* DATA LINES:

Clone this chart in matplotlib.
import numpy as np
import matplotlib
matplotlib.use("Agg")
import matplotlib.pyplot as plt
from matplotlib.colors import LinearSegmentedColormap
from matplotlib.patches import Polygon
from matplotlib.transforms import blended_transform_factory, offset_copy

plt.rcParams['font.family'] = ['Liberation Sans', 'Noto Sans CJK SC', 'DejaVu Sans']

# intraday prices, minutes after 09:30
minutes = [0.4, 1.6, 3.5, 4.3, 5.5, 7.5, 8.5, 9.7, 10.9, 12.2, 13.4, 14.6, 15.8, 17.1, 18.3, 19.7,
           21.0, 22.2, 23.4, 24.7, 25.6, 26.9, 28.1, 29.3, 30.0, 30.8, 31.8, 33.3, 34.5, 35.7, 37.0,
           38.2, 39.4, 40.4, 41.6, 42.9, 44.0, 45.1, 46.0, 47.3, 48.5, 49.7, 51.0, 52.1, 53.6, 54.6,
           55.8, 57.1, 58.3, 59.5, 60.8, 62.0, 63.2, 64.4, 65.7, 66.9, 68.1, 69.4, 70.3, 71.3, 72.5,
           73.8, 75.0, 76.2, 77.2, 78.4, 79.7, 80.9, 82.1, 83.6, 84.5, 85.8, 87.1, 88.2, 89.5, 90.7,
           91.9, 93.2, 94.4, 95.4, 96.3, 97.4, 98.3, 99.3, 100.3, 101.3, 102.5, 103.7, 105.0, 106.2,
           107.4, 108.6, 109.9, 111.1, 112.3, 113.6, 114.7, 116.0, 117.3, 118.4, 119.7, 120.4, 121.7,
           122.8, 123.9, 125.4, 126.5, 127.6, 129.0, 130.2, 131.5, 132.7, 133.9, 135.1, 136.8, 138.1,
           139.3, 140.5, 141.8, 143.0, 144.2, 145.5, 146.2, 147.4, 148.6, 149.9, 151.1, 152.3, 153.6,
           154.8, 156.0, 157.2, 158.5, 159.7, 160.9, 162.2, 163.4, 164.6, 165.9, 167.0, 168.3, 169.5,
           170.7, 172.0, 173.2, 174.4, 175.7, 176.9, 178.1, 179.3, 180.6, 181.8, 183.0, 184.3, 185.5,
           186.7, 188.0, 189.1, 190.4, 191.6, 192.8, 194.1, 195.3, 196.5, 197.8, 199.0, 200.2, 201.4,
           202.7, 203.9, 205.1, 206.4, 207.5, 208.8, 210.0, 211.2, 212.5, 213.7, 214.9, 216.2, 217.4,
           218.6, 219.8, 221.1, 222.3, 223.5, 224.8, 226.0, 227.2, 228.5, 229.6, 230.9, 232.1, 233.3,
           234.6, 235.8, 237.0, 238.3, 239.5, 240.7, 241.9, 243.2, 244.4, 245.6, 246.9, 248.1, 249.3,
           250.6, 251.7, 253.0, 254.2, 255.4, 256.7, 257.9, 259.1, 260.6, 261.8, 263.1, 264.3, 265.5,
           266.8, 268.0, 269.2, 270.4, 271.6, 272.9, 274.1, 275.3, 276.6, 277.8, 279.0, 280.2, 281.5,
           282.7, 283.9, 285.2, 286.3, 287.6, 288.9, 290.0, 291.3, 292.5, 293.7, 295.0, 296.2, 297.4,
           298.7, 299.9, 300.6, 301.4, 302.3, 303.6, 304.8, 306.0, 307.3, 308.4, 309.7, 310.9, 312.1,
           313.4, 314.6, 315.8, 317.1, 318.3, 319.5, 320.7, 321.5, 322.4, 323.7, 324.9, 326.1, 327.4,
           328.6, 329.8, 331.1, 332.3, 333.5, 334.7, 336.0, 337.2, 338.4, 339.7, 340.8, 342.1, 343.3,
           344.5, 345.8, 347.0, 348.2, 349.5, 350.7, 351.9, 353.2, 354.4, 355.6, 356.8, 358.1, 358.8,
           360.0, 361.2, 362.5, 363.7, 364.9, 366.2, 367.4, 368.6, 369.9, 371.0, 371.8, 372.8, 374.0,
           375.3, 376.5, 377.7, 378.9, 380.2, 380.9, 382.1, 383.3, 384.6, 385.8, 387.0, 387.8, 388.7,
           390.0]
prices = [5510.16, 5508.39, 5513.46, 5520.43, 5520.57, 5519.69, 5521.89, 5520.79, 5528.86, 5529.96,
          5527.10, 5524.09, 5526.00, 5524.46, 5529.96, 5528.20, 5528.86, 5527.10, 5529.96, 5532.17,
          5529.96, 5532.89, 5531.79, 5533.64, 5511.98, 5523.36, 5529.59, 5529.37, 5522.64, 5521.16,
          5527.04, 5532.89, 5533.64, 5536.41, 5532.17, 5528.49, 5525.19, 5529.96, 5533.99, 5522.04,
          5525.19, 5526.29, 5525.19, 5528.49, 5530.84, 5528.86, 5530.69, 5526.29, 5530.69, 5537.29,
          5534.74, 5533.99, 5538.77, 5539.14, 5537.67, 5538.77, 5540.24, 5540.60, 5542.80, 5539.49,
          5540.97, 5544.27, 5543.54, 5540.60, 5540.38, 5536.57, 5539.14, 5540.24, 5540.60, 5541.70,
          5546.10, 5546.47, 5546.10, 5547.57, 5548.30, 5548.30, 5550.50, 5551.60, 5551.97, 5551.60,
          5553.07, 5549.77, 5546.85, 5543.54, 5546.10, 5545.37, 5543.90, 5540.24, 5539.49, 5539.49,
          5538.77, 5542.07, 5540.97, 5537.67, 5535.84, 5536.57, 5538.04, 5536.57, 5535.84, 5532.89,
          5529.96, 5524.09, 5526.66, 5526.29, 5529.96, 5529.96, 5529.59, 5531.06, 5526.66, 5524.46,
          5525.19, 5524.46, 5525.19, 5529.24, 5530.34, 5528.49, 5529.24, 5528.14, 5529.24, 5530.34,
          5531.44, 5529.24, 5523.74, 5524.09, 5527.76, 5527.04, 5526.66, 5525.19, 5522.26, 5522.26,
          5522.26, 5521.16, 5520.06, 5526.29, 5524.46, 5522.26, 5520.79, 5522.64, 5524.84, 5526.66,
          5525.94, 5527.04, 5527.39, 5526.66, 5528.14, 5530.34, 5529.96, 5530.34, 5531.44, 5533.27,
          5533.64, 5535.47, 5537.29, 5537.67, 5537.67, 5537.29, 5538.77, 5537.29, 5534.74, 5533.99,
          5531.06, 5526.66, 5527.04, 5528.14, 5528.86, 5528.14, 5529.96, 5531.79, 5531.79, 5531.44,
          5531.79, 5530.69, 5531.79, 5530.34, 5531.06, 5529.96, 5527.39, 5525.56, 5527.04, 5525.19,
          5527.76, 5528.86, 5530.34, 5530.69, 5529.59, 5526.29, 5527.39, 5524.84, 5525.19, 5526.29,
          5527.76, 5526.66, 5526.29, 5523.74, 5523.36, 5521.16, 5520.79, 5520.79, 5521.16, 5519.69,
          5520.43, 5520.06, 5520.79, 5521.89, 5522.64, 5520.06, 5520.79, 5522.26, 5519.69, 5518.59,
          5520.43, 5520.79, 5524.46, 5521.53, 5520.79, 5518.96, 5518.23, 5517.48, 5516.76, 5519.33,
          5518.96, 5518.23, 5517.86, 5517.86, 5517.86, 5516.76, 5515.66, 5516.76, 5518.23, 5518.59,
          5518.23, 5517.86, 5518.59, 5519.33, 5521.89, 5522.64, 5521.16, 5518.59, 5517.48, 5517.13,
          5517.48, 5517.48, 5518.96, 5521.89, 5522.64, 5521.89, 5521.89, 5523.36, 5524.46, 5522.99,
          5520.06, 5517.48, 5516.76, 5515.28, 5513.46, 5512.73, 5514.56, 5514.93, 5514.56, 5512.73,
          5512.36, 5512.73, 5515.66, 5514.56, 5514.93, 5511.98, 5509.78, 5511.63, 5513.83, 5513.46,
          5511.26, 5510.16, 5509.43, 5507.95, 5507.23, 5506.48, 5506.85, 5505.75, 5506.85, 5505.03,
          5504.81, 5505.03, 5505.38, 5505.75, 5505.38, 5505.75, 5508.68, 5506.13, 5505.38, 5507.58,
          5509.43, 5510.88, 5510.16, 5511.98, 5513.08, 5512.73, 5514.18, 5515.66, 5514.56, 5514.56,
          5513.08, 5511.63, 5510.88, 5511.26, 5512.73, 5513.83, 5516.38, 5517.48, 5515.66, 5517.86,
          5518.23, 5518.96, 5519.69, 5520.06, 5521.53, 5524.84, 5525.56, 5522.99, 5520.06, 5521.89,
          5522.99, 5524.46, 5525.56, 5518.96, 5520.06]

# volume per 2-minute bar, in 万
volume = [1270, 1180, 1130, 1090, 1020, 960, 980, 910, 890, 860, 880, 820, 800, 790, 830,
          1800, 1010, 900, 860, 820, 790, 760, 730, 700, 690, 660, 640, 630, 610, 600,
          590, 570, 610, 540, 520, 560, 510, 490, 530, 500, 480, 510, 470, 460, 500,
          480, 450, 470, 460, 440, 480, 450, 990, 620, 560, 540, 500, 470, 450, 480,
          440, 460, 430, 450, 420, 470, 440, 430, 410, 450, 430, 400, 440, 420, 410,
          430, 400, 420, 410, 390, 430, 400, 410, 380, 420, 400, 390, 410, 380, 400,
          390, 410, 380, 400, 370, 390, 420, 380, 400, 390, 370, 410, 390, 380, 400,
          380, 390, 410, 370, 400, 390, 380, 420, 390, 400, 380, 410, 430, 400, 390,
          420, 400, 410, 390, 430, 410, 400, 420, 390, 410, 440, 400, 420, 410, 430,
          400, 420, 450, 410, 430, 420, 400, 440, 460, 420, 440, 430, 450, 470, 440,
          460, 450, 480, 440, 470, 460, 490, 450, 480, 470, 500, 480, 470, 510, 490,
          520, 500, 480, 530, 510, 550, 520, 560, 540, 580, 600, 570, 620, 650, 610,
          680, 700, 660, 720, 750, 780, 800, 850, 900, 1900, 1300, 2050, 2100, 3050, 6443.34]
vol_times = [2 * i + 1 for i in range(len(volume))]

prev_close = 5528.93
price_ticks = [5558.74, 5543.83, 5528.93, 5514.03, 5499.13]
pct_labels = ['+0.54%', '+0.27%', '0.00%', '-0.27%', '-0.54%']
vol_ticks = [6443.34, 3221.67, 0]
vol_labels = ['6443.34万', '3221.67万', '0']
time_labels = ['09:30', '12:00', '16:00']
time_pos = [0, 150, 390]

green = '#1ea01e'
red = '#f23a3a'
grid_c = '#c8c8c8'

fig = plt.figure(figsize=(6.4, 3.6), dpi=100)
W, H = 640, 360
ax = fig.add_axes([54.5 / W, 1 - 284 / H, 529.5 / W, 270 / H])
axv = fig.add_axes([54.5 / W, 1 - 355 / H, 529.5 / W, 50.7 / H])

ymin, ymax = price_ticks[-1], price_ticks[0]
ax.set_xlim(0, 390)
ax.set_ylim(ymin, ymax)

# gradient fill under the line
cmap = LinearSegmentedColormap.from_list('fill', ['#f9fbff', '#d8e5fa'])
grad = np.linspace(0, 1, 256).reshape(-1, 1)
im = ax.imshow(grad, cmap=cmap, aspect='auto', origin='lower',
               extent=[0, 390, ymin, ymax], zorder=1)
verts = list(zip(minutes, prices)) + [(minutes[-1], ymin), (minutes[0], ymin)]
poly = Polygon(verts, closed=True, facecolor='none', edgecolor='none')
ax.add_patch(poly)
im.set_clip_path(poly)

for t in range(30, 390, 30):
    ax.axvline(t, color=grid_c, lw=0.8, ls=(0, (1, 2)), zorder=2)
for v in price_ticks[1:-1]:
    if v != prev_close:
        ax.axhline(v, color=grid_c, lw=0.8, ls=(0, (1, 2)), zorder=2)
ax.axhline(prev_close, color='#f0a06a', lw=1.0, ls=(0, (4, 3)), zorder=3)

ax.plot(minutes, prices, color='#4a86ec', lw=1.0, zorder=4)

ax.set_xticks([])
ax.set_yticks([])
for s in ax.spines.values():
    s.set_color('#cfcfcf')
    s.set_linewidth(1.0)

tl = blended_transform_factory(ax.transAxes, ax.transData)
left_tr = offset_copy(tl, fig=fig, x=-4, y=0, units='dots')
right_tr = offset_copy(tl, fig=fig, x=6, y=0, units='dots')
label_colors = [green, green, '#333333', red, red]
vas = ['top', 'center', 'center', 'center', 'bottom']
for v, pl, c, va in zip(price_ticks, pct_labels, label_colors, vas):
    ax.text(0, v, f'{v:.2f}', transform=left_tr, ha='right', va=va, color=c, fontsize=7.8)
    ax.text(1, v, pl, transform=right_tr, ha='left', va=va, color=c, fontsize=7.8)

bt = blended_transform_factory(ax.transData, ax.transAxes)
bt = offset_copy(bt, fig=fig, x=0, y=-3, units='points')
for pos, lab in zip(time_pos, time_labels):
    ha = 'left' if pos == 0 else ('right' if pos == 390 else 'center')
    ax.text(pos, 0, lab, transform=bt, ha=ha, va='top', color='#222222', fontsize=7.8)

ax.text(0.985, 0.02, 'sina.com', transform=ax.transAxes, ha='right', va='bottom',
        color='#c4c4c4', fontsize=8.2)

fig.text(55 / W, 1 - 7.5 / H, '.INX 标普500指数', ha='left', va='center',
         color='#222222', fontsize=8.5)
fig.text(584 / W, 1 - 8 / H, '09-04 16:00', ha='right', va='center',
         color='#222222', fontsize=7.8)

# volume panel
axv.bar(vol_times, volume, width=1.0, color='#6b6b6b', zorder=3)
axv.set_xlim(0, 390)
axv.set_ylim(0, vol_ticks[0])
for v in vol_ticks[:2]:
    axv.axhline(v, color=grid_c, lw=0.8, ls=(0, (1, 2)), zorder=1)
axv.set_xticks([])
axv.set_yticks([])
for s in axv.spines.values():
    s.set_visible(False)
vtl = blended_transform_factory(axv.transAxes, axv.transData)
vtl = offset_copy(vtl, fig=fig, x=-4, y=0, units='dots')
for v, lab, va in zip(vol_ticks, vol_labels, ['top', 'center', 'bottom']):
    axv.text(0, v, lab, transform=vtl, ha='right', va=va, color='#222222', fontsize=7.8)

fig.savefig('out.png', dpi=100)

* AIM OF THE EXERCISE: Everything from the first line through the line containing "from matplotlib.transforms import" should be quoted exactly, and nothing beyond it.

* SOLUTION TO THE EXERCISE:
Clone this chart in matplotlib.
import numpy as np
import matplotlib
matplotlib.use("Agg")
import matplotlib.pyplot as plt
from matplotlib.colors import LinearSegmentedColormap
from matplotlib.patches import Polygon
from matplotlib.transforms import blended_transform_factory, offset_copy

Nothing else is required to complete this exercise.